The Northampton Board of Supervisors met two times this week, Monday and Tuesday to hash out issues surrounding the proposed zoning changes, and the lingering obligation to the USDA debt. Both issues are unique, yet each has the potential to create a fair amount of discomfort for the citizens of the county. Supervisor Hogg could not attend due illness.
County staff was on hand to provide a presentation and some guidance regarding ‘effective land use zoning’. The staff presentation noted that the pillars of effective land use zoning encompass whether the use is legally allowable, and is the most profitable use. Analysis (bulk land) indicates that for Northampton, agriculture is still considered the best, most prime use. Residential bulk land, according staff, is currently not in demand. Given that, farming is considered the most profitable use, even if the parcel is zoned residential. Supervisor Hubbard questioned whether agricultural land would be more valuable if it were zoned residential; the staff responded that it would not, that the assessed value is a snapshot in time, and the value is solely based on market value at that time.
An intensive poultry operation, as was noted by Supervisor Hubbard ‘something that has been a great concern’, was moved to the top of the agenda. “I would like to put this to rest,” Hubbard said. According to a staff report from Melissa Kellam, due to implementation of the Right to Farm Act, the county cannot prohibit poultry houses, and since they are considered an acceptable use, they also do not require a special use permit. However, they can implement reasonable performance standards to mitigate noise, odor and water pollution contaminants. The county cannot make the performance standards so rigid and unachievable that it would eliminate the use entirely in an Ag district.
“So, the county, even if we wanted to, cannot outlaw poultry operations?” asked Hubbard.

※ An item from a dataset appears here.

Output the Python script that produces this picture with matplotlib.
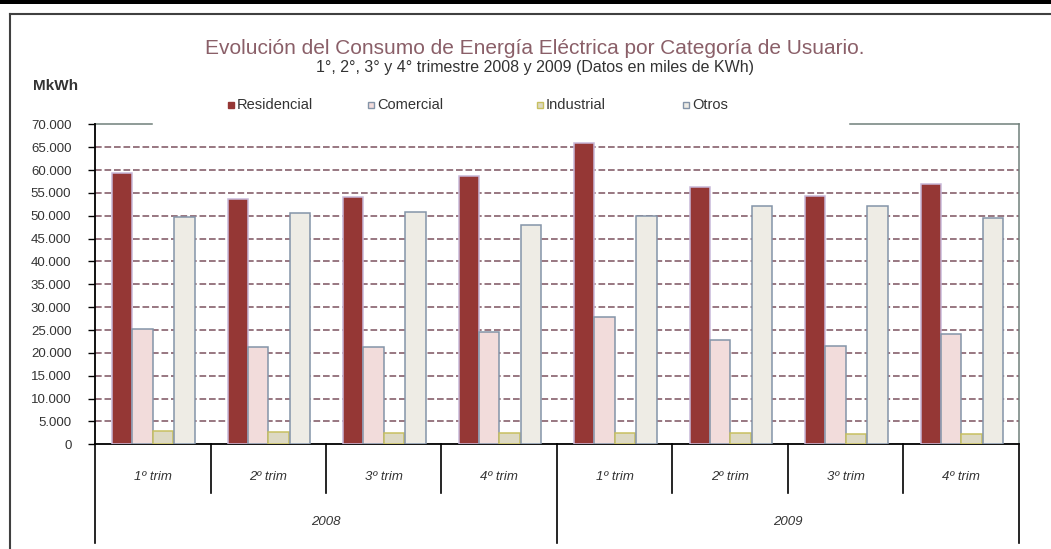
import numpy as np
import matplotlib
matplotlib.use("Agg")
import matplotlib.pyplot as plt
from matplotlib.lines import Line2D
from matplotlib.patches import Rectangle

trimestres = ["1º trim", "2º trim", "3º trim", "4º trim", "1º trim", "2º trim", "3º trim", "4º trim"]
years = ["2008", "2009"]
series_names = ["Residencial", "Comercial", "Industrial", "Otros"]
residencial = [59400, 53700, 54200, 58700, 65900, 56200, 54400, 57000]
comercial = [25300, 21200, 21200, 24600, 27900, 22900, 21500, 24100]
industrial = [2900, 2600, 2500, 2500, 2500, 2500, 2200, 2200]
otros = [49700, 50500, 50900, 47900, 50000, 52200, 52200, 49600]

fills = ["#953735", "#F2DCDB", "#DDD9C3", "#EEECE5"]
edges = ["#C8B8D8", "#8494A8", "#C8C060", "#8494A8"]
txt = "#333333"

plt.rcParams['font.family'] = ['Liberation Sans', 'DejaVu Sans']

fig = plt.figure(figsize=(10.51, 5.49), dpi=100)
W, H = 1051, 549
ax = fig.add_axes([95 / W, 1 - 444.3 / H, (1019 - 95) / W, (444.3 - 124.3) / H])

x = np.arange(len(trimestres))
w = 0.176
data = [residencial, comercial, industrial, otros]
for i, vals in enumerate(data):
    off = (i - 1.5) * w + (0.012 if i == 3 else 0)
    ax.bar(x + off, vals, width=w, color=fills[i], edgecolor=edges[i],
           linewidth=1.1, zorder=3, label=series_names[i])

ax.set_xlim(-0.5, len(trimestres) - 0.5)
ax.set_ylim(0, 70000)
ax.set_yticks(np.arange(0, 70001, 5000))
ax.set_yticklabels([f"{v:,}".replace(",", ".") for v in range(0, 70001, 5000)],
                   fontsize=9.5, color=txt)
ax.tick_params(axis='y', direction='out', length=5, width=1, color='black', pad=12)
ax.set_xticks([])

for v in range(5000, 70000, 5000):
    ax.axhline(v, color="#86606C", linewidth=1.2, linestyle=(0, (4, 1.7)), zorder=1)

ax.spines['top'].set_visible(False)
ax.spines['left'].set_color('black')
ax.spines['left'].set_linewidth(1.3)
ax.spines['bottom'].set_color('black')
ax.spines['bottom'].set_linewidth(1.3)
ax.spines['right'].set_color('#70807A')
ax.spines['right'].set_linewidth(1.1)

# top border of plot area (partly hidden behind legend)
ax.plot([0, (152 - 95) / 924], [1, 1], transform=ax.transAxes, color='#70807A', lw=1.1, clip_on=False)
ax.plot([(850 - 95) / 924, 1], [1, 1], transform=ax.transAxes, color='#70807A', lw=1.1, clip_on=False)

# multi-level category axis
tr = ax.get_xaxis_transform()
short = -(492.7 - 444.3) / 320
long_ = -(543 - 444.3) / 320
for k in range(len(trimestres) + 1):
    b = k - 0.5
    yb = long_ if k in (0, 4, 8) else short
    ax.plot([b, b], [0, yb], transform=tr, color='black', lw=1.2, clip_on=False)
for k, lab in enumerate(trimestres):
    ax.text(x[k], -(476.7 - 444.3) / 320, lab, transform=tr, ha='center', va='center',
            fontsize=9.5, style='italic', color=txt)
for j, yr in enumerate(years):
    ax.text(1.5 + 4 * j, -(522 - 444.3) / 320, yr, transform=tr, ha='center', va='center',
            fontsize=9.5, style='italic', color=txt)

# outer frame
fig.add_artist(Rectangle((0, 1 - 4 / H), 1, 4 / H, transform=fig.transFigure, color='black', lw=0))
fig.add_artist(Line2D([10 / W, 1], [1 - 14 / H, 1 - 14 / H], transform=fig.transFigure, color='#404040', lw=1.5))
fig.add_artist(Line2D([10 / W, 10 / W], [1 - 14 / H, 0], transform=fig.transFigure, color='#404040', lw=1.5))

# titles
fig.text(535 / W, 1 - 48 / H, "Evolución del Consumo de Energía Eléctrica por Categoría de Usuario.",
         ha='center', va='center', fontsize=15, color='#8A5F68')
fig.text(535 / W, 1 - 67 / H, "1°, 2°, 3° y 4° trimestre 2008 y 2009 (Datos en miles de KWh)",
         ha='center', va='center', fontsize=11.5, color=txt)
fig.text(33 / W, 1 - 86 / H, "MkWh", ha='left', va='center', fontsize=11, fontweight='bold', color=txt)

# legend
leg_x = [228, 368, 537, 683]
for i, name in enumerate(series_names):
    lx = leg_x[i] / W
    ly = 1 - 105 / H
    s = 6
    fig.add_artist(Rectangle((lx, ly - s / 2 / H), s / W, s / H, transform=fig.transFigure,
                             facecolor=fills[i], edgecolor=edges[i] if i else fills[i], lw=1))
    fig.text(lx + 9 / W, ly, name, ha='left', va='center', fontsize=10.5, color=txt)

fig.savefig("out.png", dpi=100)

“No, not in an Agriculture district,” responded Kellam.
“It has been allowed thus far, but it has not been conducive for it,” Hubbard said.
“That is correct,” said Kellam. “The county can use performance standards, but they are already ready highly regulated by DEQ.”
Using the county’s Geographic Information System, Charles McSwain provided an in depth look at the current poultry operations in Northampton as well as Accomack. Due to setbacks, and the amount of acreage that would be required to open a profitable operation (up to 11 chicken houses), there is actually not much land left to work with. According to staff analysis, there are only 9 parcels in the entire county that could handle this use.
After discussion, the Board agreed to keep current standards in place. “This is a big hassle, over and done with in a positive way,” said Hubbard.
Over the last several months, the Board has received many complaints and concerns regarding the elimination of Town Edge districts as part of the proposed zoning. According to staff, even as the county controls Town Edge, relative to uses, they do not “permit much of anything.” As the Comprehensive Plan encourages cooperation between the county and town, staff noted that Town Edge was a good way to accomplish this. The Supervisors accepted staff recommendations, and decided to keep Town Edge as part of the proposed zoning ordinance.
In the late 1990s, the county accepted three grants, one from the USDA, and two from RDA (Rural Development
Administration), all for the creation of the Sustainable Technology and Industrial Park in Cape Charles. When the county sold the STIP, the USDA claimed that they were in violation of the grant agreement, and had to pay back all $1.7 million dollars. After some negotiations, that figure was knocked down to $599,734.80.
In May, after some discussions with the USDA, Administrator Katie Nunez sent a letter to Peggy Jones of the USDA stating that the county, “Desperately wants to find a productive way to spend the funds in a productive way that is acceptable to your agency as an effective way to avoid what would be a devastating financial loss to the county.” Nunez went on to say that money for a new high school was an “urgent and fundamental need”, and that the debt obligation could severely damage those efforts.
The reply from the USDA was that it would forgive the debt if the county could come up with a suitable project(s) to cover the $599,734.80. However, the county only has until June 17, 2016 to find and submit a suitable project for USDA approval. Failure to do so would mean the county would have to repay the full amount of the loan ($599,734.80). Possible projects include new laptops for teachers, additional school buses and EMS and sheriff vehicles, as well as new Prometheus boards for the classrooms, and additional generators.
Construction projects were ruled out due to the fact that they probably could not be completed in time to meet the June 2016 deadline.